Extract the full listing verbatim and drop any pictures from your copy.

──────────────────────────────

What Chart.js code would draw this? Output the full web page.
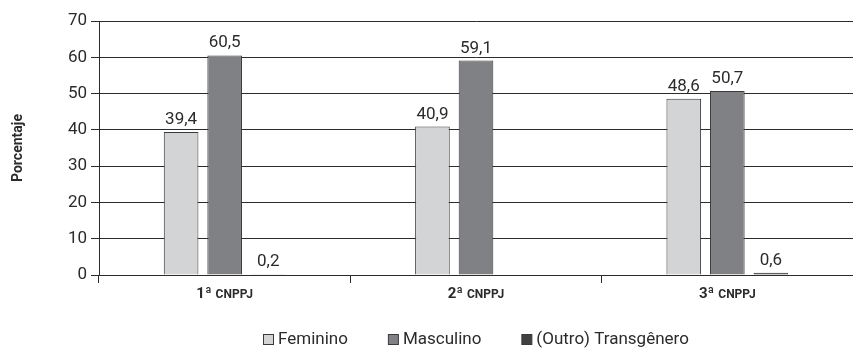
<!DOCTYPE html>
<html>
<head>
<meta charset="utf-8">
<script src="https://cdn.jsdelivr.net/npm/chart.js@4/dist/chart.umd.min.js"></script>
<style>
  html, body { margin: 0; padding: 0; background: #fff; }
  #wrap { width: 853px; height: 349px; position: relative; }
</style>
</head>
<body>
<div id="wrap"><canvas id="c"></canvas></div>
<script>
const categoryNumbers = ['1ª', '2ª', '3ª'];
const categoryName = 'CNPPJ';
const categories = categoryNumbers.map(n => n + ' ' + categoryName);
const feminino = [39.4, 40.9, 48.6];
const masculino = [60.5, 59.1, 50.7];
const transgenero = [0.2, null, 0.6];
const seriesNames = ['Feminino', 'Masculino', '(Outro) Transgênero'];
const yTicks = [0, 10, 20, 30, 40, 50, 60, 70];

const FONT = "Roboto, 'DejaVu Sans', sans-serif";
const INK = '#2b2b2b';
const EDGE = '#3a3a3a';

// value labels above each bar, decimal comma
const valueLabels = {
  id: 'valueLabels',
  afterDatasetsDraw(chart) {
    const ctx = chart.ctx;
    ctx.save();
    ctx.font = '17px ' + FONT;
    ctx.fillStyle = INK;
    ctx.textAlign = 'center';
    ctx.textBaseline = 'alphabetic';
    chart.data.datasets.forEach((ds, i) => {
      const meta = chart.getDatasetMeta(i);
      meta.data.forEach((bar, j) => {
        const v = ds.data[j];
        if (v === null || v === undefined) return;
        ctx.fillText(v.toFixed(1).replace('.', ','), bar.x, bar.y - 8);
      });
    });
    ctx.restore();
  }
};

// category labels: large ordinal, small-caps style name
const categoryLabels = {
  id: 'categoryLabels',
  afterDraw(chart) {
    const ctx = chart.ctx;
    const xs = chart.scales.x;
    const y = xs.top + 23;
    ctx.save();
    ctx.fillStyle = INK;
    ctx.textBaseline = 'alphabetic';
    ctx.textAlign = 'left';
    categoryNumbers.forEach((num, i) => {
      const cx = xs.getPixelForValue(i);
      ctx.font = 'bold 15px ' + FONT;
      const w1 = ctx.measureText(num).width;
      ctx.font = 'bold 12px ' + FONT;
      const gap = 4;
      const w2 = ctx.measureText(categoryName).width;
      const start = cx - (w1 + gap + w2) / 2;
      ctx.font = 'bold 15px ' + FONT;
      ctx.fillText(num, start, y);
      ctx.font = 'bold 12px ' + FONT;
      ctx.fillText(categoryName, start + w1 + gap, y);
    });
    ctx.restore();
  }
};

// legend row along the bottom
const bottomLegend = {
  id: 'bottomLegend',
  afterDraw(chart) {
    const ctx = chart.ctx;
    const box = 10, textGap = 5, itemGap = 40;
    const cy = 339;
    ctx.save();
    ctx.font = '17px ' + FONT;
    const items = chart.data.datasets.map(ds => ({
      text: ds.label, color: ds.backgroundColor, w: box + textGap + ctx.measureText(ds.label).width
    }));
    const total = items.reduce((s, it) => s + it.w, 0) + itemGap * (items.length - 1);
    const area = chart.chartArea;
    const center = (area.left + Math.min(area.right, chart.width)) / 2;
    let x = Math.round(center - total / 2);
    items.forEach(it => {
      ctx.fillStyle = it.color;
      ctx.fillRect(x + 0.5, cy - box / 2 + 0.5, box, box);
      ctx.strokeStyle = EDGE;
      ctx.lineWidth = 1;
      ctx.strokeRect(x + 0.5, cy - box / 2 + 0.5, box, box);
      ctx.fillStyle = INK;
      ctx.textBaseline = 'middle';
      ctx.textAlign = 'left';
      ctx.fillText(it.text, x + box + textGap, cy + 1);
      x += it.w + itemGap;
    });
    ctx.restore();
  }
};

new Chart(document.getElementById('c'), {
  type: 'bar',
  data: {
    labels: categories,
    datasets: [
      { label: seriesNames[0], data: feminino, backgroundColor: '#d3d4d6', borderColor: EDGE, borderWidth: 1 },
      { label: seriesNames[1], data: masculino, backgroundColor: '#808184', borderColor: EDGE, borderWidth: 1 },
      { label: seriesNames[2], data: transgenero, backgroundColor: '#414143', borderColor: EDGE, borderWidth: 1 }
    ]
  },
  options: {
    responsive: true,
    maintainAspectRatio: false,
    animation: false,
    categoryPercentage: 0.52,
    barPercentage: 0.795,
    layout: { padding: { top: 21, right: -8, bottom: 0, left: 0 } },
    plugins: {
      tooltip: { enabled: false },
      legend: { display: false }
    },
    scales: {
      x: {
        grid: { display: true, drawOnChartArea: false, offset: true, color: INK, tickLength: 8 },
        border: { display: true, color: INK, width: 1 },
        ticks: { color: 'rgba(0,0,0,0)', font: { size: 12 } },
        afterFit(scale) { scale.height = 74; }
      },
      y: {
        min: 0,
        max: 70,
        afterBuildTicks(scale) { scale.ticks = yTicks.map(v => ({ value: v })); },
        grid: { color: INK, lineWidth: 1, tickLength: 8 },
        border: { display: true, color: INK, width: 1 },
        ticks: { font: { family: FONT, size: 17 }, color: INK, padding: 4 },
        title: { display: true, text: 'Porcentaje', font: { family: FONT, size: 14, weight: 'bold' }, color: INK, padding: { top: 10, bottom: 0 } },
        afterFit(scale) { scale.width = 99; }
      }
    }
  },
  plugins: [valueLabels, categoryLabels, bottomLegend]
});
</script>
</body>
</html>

──────────────────────────────

FINISHED EXERCISE >>
What Chart.js code would draw this? Output the full web page.
<!DOCTYPE html>
<html>
<head>
<meta charset="utf-8">
<script src="https://cdn.jsdelivr.net/npm/chart.js@4/dist/chart.umd.min.js"></script>
<style>
  html, body { margin: 0; padding: 0; background: #fff; }
  #wrap { width: 853px; height: 349px; position: relative; }
</style>
</head>
<body>
<div id="wrap"><canvas id="c"></canvas></div>
<script>
const categoryNumbers = ['1ª', '2ª', '3ª'];
const categoryName = 'CNPPJ';
const categories = categoryNumbers.map(n => n + ' ' + categoryName);
const feminino = [39.4, 40.9, 48.6];
const masculino = [60.5, 59.1, 50.7];
const transgenero = [0.2, null, 0.6];
const seriesNames = ['Feminino', 'Masculino', '(Outro) Transgênero'];
const yTicks = [0, 10, 20, 30, 40, 50, 60, 70];

const FONT = "Roboto, 'DejaVu Sans', sans-serif";
const INK = '#2b2b2b';
const EDGE = '#3a3a3a';

// value labels above each bar, decimal comma
const valueLabels = {
  id: 'valueLabels',
  afterDatasetsDraw(chart) {
    const ctx = chart.ctx;
    ctx.save();
    ctx.font = '17px ' + FONT;
    ctx.fillStyle = INK;
    ctx.textAlign = 'center';
    ctx.textBaseline = 'alphabetic';
    chart.data.datasets.forEach((ds, i) => {
      const meta = chart.getDatasetMeta(i);
      meta.data.forEach((bar, j) => {
        const v = ds.data[j];
        if (v === null || v === undefined) return;
        ctx.fillText(v.toFixed(1).replace('.', ','), bar.x, bar.y - 8);
      });
    });
    ctx.restore();
  }
};

// category labels: large ordinal, small-caps style name
const categoryLabels = {
  id: 'categoryLabels',
  afterDraw(chart) {
    const ctx = chart.ctx;
    const xs = chart.scales.x;
    const y = xs.top + 23;
    ctx.save();
    ctx.fillStyle = INK;
    ctx.textBaseline = 'alphabetic';
    ctx.textAlign = 'left';
    categoryNumbers.forEach((num, i) => {
      const cx = xs.getPixelForValue(i);
      ctx.font = 'bold 15px ' + FONT;
      const w1 = ctx.measureText(num).width;
      ctx.font = 'bold 12px ' + FONT;
      const gap = 4;
      const w2 = ctx.measureText(categoryName).width;
      const start = cx - (w1 + gap + w2) / 2;
      ctx.font = 'bold 15px ' + FONT;
      ctx.fillText(num, start, y);
      ctx.font = 'bold 12px ' + FONT;
      ctx.fillText(categoryName, start + w1 + gap, y);
    });
    ctx.restore();
  }
};

// legend row along the bottom
const bottomLegend = {
  id: 'bottomLegend',
  afterDraw(chart) {
    const ctx = chart.ctx;
    const box = 10, textGap = 5, itemGap = 40;
    const cy = 339;
    ctx.save();
    ctx.font = '17px ' + FONT;
    const items = chart.data.datasets.map(ds => ({
      text: ds.label, color: ds.backgroundColor, w: box + textGap + ctx.measureText(ds.label).width
    }));
    const total = items.reduce((s, it) => s + it.w, 0) + itemGap * (items.length - 1);
    const area = chart.chartArea;
    const center = (area.left + Math.min(area.right, chart.width)) / 2;
    let x = Math.round(center - total / 2);
    items.forEach(it => {
      ctx.fillStyle = it.color;
      ctx.fillRect(x + 0.5, cy - box / 2 + 0.5, box, box);
      ctx.strokeStyle = EDGE;
      ctx.lineWidth = 1;
      ctx.strokeRect(x + 0.5, cy - box / 2 + 0.5, box, box);
      ctx.fillStyle = INK;
      ctx.textBaseline = 'middle';
      ctx.textAlign = 'left';
      ctx.fillText(it.text, x + box + textGap, cy + 1);
      x += it.w + itemGap;
    });
    ctx.restore();
  }
};

new Chart(document.getElementById('c'), {
  type: 'bar',
  data: {
    labels: categories,
    datasets: [
      { label: seriesNames[0], data: feminino, backgroundColor: '#d3d4d6', borderColor: EDGE, borderWidth: 1 },
      { label: seriesNames[1], data: masculino, backgroundColor: '#808184', borderColor: EDGE, borderWidth: 1 },
      { label: seriesNames[2], data: transgenero, backgroundColor: '#414143', borderColor: EDGE, borderWidth: 1 }
    ]
  },
  options: {
    responsive: true,
    maintainAspectRatio: false,
    animation: false,
    categoryPercentage: 0.52,
    barPercentage: 0.795,
    layout: { padding: { top: 21, right: -8, bottom: 0, left: 0 } },
    plugins: {
      tooltip: { enabled: false },
      legend: { display: false }
    },
    scales: {
      x: {
        grid: { display: true, drawOnChartArea: false, offset: true, color: INK, tickLength: 8 },
        border: { display: true, color: INK, width: 1 },
        ticks: { color: 'rgba(0,0,0,0)', font: { size: 12 } },
        afterFit(scale) { scale.height = 74; }
      },
      y: {
        min: 0,
        max: 70,
        afterBuildTicks(scale) { scale.ticks = yTicks.map(v => ({ value: v })); },
        grid: { color: INK, lineWidth: 1, tickLength: 8 },
        border: { display: true, color: INK, width: 1 },
        ticks: { font: { family: FONT, size: 17 }, color: INK, padding: 4 },
        title: { display: true, text: 'Porcentaje', font: { family: FONT, size: 14, weight: 'bold' }, color: INK, padding: { top: 10, bottom: 0 } },
        afterFit(scale) { scale.width = 99; }
      }
    }
  },
  plugins: [valueLabels, categoryLabels, bottomLegend]
});
</script>
</body>
</html>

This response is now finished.